Fisher on Running For Office
Last night, I was honored to receive the Republican nomination for a seat in the state Assembly, to represent the district where I have lived for over fifty years.
Within an hour of receiving my nomination to office, I was handed a folder full of letters to answer. There were fifty of them, at least. One after another, they contained questionnaires for me to fill out, answering slanted questions in bewildering detail. Every one of them seemed to come from a national organization, dedicated to the advancement of some cause or other, from abortion to gun control, which I had not had time to consider. Remember, for years I have attended a weekly luncheon at a club devoted to discussing the news on the editorial pages and elsewhere. We have argued long and hard about hundreds of topics, but never have I encountered issues in such minute detail, cloaked in such threatening terms. There are issues in the healthcare field that I know about in detail, but they did not happen to be present in the packet of questionnaires threatening to take up hours of my time. Nor, for all I could see, were they of particular concern to citizens of my district. I'm pretty familiar with the district where I have lived for decades, and almost everyone I meet on the street bids me a Good Morning. I thought the dialogue was to be between them and me; if other issues come up, I was to use my best judgment because they trusted me. Or maybe I would have to do some research on a topic and go back to consult with the people who elected me.

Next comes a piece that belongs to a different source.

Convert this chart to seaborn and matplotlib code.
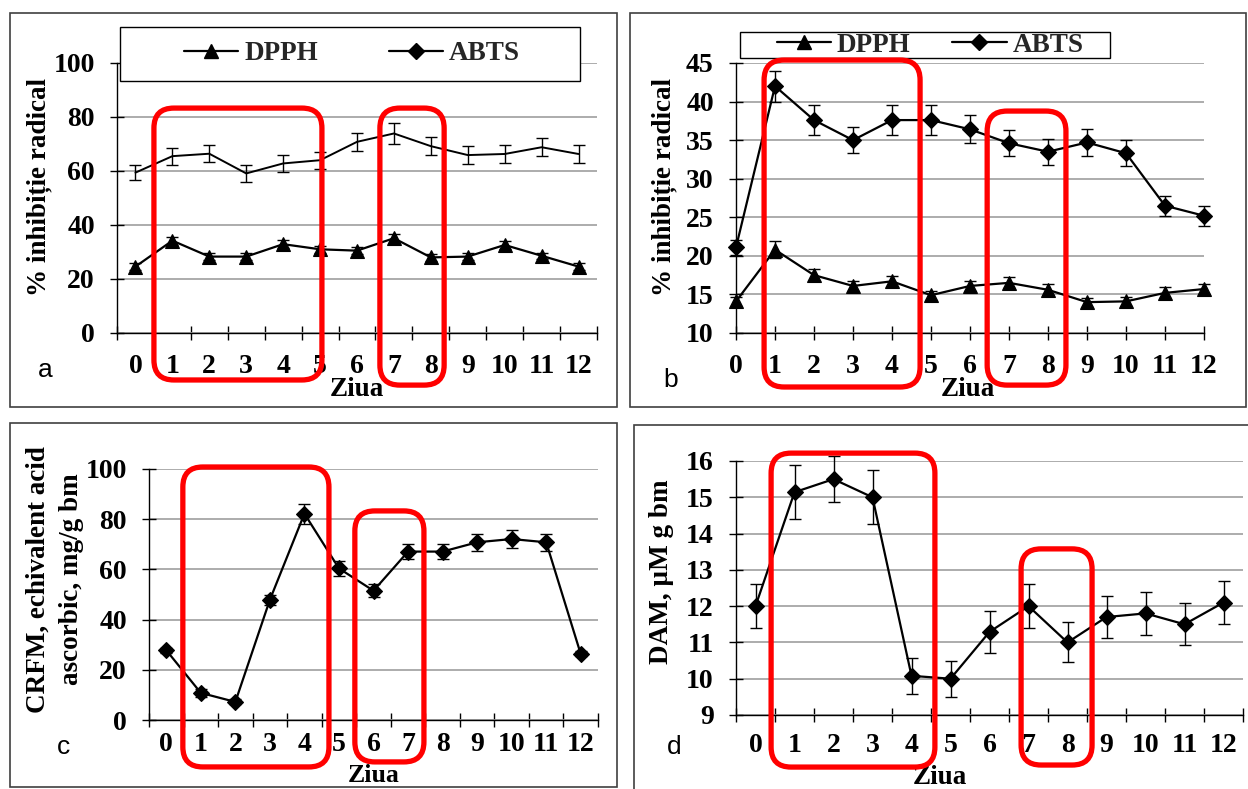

But that doesn't seem to be how it will turn out if this deluge of hammering from outside issue groups is an example of what I might be in for. They aren't educating me, or supplying me with information I needed for a decision, they were threatening me that if I didn't answer promptly they would pummel me with robocalls, post-cards, maybe demonstrations by people in T-shirts with slogans, who would then get on the bus and go back where they came from, as soon as they see the television cameramen pack up and leave. I had heard of issue politics in the news media, but seeing it in action is pretty annoying. It's synthetic, it's paid for, and it gets between me and my voters.
So, when I find the time, I plan to make up a form letter, telling them as politely as I can manage that their letter is being returned unopened. Or at least, unopened by me, because perhaps "my staff" will find something of value buried in the midst of this hired trash.